Consider the data that follows and state how many lines contain the string "this", using the number alone.

---- EXCERPTED RECORDS

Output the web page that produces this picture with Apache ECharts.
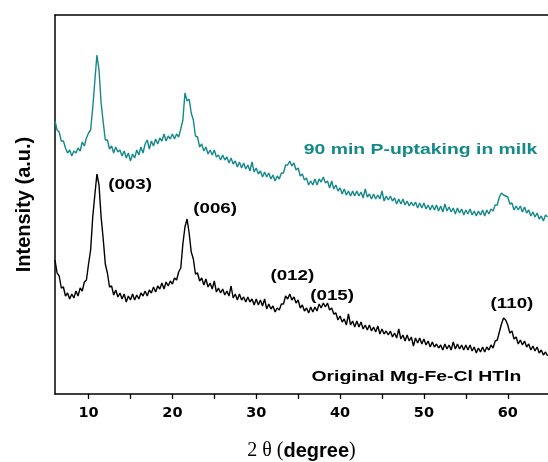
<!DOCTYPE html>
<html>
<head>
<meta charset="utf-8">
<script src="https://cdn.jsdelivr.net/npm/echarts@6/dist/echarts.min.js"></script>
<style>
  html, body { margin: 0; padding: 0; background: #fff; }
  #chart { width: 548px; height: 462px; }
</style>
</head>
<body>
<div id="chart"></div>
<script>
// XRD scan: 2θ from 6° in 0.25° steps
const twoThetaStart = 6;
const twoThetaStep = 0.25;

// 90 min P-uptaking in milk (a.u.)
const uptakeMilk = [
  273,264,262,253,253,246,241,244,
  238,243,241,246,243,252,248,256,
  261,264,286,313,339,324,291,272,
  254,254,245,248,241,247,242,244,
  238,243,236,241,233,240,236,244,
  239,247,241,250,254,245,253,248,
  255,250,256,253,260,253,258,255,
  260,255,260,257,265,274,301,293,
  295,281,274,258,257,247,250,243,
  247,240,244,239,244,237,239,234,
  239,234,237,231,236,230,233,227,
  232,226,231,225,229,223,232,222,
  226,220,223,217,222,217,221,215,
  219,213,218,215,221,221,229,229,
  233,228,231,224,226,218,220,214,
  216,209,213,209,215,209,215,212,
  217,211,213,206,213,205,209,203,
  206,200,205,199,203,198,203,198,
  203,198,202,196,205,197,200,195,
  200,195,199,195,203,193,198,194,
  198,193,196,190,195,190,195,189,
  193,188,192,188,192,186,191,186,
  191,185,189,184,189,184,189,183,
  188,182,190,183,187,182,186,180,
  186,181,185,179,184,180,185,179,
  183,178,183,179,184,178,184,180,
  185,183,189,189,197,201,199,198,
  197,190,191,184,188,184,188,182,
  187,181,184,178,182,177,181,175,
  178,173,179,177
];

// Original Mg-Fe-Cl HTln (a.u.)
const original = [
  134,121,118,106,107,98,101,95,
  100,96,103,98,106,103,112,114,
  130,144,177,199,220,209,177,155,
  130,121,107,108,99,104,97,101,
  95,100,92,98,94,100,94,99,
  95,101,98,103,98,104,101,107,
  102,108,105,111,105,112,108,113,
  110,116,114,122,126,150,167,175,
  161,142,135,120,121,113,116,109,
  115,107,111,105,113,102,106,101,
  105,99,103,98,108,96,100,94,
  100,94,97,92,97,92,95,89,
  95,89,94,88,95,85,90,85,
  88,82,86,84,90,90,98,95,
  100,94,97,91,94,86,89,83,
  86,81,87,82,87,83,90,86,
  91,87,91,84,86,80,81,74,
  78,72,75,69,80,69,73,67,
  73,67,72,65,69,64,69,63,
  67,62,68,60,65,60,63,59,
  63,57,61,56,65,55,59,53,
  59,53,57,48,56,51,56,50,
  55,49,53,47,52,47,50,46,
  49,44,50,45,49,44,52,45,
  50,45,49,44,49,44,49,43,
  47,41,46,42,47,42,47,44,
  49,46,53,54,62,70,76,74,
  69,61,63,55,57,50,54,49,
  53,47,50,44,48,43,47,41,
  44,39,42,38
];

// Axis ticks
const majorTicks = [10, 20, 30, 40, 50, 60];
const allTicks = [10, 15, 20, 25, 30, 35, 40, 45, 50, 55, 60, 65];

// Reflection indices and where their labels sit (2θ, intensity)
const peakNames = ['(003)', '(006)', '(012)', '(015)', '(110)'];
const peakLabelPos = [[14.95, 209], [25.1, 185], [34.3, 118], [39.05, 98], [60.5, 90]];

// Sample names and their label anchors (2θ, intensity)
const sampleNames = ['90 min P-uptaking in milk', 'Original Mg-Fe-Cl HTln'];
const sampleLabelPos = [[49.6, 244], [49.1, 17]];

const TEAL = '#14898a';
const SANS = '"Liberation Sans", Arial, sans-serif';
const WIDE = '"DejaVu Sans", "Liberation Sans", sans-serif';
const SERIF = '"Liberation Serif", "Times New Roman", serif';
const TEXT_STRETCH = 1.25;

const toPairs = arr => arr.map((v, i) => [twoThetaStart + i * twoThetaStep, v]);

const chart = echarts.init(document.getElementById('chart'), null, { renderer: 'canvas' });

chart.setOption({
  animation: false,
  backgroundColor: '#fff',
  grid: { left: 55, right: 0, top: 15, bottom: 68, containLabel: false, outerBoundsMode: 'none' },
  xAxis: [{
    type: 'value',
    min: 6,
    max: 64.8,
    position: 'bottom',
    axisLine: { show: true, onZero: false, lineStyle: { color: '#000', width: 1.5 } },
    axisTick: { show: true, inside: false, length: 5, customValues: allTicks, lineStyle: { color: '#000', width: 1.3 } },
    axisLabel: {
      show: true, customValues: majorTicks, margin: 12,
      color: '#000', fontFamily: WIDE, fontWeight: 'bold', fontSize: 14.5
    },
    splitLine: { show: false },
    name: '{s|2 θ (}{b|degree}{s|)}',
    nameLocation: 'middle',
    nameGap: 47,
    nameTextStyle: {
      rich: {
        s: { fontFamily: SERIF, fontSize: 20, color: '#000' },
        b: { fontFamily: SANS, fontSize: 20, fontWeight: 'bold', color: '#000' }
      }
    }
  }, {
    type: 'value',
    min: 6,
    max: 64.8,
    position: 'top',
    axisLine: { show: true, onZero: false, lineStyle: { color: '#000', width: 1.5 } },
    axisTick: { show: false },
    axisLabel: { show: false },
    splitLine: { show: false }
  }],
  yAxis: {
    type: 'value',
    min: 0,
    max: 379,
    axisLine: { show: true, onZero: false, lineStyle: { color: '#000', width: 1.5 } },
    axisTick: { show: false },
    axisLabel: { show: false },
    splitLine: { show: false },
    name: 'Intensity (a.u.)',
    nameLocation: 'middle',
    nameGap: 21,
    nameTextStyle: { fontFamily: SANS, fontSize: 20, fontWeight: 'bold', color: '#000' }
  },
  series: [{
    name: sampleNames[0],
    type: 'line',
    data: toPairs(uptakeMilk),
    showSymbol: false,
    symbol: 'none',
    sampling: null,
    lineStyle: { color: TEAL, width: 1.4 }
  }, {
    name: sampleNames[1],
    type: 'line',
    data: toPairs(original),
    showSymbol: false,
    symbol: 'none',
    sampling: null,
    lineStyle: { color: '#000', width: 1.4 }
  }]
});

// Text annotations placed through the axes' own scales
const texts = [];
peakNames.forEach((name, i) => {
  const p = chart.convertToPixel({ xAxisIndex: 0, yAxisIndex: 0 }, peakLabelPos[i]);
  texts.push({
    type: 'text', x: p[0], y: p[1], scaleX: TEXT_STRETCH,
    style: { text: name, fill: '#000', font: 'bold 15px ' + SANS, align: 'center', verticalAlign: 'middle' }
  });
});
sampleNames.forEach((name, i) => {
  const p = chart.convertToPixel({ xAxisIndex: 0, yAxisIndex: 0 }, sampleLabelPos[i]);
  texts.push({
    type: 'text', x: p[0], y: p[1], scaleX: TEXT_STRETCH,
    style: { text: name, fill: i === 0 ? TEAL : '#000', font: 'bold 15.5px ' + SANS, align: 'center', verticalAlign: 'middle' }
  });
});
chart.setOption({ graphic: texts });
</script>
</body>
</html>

--------
---- EXCERPTED RECORDS

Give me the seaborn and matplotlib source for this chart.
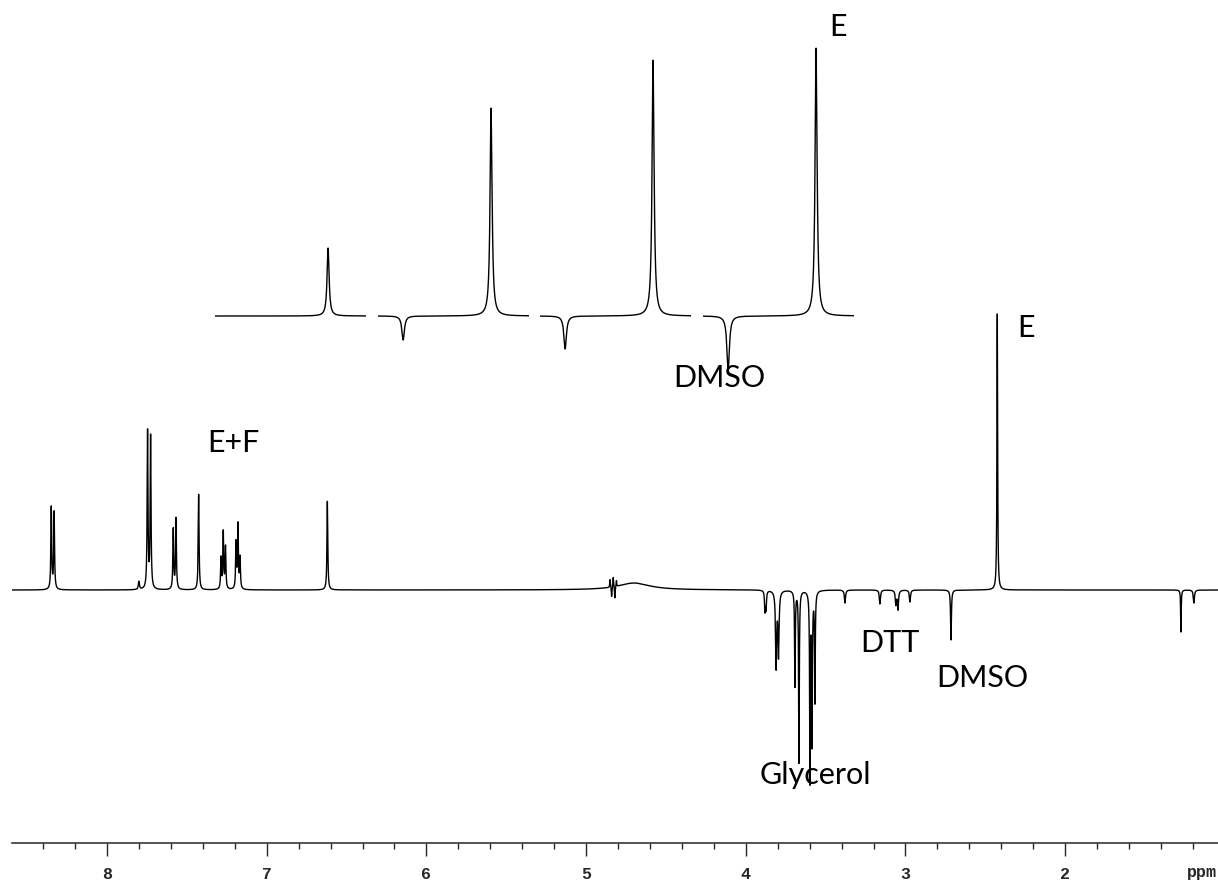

--------
---- EXCERPTED RECORDS

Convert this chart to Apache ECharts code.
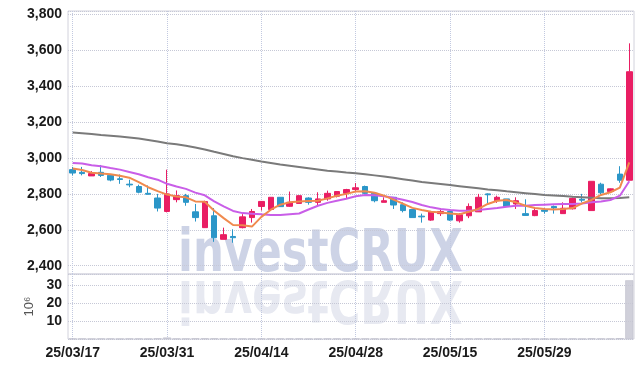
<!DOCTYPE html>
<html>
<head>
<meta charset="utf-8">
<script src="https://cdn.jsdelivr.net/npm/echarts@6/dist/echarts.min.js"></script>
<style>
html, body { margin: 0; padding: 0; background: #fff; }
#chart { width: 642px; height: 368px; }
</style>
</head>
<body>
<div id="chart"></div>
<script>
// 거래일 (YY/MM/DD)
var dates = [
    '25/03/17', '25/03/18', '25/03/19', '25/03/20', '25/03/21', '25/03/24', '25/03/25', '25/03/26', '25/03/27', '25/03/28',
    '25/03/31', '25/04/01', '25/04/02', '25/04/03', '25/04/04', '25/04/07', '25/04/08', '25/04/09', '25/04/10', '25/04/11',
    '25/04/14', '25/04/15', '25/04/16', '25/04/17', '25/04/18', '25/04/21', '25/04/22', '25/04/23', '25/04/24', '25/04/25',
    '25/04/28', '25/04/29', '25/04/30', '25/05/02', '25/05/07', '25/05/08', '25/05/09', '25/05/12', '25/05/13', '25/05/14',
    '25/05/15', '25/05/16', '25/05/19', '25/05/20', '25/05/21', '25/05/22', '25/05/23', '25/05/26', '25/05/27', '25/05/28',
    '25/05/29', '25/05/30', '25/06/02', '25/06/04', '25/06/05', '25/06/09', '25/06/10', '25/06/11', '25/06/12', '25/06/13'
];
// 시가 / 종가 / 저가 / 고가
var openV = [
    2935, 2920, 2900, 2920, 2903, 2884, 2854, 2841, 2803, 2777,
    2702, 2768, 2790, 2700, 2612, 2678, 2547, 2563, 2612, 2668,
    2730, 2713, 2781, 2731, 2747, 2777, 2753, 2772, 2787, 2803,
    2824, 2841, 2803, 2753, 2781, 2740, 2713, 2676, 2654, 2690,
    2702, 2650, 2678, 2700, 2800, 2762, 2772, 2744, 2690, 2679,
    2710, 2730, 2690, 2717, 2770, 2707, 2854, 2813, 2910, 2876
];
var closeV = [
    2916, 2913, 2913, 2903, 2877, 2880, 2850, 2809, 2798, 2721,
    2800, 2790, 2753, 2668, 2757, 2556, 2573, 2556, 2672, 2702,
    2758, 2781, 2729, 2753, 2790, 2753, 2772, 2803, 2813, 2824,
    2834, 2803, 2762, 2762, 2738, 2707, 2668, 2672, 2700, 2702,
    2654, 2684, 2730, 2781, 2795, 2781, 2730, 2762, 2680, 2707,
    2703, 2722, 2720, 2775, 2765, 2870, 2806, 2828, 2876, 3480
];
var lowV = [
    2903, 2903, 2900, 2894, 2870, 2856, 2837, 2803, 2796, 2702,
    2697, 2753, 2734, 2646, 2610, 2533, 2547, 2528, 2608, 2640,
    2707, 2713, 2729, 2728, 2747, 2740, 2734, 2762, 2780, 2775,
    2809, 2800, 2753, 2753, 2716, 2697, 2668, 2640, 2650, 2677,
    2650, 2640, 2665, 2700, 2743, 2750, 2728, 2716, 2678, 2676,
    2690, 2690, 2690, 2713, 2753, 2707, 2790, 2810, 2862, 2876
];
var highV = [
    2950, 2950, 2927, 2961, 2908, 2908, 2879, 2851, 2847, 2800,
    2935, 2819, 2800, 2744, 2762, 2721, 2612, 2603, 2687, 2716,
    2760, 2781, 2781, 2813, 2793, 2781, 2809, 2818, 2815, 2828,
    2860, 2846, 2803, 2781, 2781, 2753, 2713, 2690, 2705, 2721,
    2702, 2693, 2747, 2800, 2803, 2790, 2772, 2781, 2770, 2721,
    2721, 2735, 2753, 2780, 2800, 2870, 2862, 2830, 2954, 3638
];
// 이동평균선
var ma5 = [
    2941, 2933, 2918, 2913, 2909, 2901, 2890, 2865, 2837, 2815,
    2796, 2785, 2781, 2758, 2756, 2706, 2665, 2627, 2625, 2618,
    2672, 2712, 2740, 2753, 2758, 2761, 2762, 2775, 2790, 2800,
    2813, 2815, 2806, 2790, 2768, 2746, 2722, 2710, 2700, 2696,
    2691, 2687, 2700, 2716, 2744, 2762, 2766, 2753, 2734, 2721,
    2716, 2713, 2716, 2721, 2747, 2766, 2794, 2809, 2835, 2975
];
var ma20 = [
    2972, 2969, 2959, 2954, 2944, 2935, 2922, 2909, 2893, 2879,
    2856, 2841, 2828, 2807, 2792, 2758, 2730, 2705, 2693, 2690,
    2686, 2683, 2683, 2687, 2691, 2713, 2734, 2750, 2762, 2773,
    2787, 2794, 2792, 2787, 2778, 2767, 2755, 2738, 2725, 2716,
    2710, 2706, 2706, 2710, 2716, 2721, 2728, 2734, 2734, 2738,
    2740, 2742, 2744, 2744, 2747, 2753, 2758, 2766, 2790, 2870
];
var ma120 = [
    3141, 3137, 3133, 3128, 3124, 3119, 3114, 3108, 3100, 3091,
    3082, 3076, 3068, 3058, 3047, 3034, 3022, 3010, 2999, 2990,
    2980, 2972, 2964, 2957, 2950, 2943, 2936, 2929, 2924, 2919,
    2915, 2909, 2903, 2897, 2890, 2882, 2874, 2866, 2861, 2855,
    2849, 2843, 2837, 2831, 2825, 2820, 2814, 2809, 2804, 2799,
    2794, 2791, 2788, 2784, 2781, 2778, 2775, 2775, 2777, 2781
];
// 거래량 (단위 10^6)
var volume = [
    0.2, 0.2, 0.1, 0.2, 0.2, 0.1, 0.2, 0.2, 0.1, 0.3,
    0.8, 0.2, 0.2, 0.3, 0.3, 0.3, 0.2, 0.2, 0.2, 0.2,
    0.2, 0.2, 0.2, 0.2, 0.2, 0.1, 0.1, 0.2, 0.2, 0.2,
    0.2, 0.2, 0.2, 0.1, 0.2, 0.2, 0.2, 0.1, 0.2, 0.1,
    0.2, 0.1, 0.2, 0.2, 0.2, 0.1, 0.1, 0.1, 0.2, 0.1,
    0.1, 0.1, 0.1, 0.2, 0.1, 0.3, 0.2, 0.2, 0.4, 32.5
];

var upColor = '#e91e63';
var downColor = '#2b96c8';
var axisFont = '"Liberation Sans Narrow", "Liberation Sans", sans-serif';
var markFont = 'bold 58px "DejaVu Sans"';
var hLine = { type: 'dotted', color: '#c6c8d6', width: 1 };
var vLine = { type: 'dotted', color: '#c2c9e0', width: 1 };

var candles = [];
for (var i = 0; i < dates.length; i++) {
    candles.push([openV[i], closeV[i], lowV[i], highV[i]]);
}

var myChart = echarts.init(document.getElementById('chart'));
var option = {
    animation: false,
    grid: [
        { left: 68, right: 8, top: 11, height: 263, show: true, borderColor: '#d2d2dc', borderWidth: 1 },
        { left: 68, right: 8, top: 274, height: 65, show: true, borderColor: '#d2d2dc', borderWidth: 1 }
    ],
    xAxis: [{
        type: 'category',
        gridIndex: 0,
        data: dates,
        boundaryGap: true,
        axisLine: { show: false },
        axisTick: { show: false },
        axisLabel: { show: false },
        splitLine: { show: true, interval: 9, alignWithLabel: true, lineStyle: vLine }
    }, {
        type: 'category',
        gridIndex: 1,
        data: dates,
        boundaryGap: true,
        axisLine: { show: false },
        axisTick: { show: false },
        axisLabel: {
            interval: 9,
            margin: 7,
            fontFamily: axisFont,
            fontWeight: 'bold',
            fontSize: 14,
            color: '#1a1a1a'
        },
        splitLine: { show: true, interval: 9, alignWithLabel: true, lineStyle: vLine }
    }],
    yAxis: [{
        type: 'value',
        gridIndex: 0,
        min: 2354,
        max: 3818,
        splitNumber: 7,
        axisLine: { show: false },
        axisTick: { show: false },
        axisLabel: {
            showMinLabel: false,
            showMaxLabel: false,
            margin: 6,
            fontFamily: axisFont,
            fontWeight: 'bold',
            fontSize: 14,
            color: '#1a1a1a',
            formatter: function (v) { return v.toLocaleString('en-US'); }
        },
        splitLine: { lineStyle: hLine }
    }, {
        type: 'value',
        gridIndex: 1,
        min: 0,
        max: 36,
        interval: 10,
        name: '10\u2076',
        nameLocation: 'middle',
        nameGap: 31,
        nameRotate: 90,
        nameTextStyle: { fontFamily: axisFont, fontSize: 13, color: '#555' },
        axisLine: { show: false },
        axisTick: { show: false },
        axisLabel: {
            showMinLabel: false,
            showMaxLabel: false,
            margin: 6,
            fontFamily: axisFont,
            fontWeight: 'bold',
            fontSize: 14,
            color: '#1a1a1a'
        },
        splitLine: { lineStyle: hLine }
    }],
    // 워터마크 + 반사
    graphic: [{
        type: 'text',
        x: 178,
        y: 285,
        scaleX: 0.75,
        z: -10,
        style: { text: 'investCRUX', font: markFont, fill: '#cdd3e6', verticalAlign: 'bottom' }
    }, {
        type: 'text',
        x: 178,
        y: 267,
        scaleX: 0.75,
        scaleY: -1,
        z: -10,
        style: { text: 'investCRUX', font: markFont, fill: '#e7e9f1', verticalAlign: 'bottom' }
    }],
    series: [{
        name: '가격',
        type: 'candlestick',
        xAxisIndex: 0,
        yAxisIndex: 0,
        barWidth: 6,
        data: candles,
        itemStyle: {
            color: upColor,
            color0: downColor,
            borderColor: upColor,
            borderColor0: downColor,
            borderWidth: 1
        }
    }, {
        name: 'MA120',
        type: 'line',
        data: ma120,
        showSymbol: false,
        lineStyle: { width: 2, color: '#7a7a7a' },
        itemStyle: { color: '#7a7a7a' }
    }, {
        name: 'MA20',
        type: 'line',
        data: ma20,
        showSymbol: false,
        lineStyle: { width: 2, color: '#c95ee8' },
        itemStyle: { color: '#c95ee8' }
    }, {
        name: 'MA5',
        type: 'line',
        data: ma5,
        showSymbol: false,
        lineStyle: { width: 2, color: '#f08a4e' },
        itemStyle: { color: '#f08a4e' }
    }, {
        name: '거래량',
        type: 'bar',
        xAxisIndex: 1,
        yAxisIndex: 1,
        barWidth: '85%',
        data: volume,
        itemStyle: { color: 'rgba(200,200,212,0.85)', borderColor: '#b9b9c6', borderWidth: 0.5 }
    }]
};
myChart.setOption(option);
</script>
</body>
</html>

--------

* _ANSWER TO THE TASK_: 3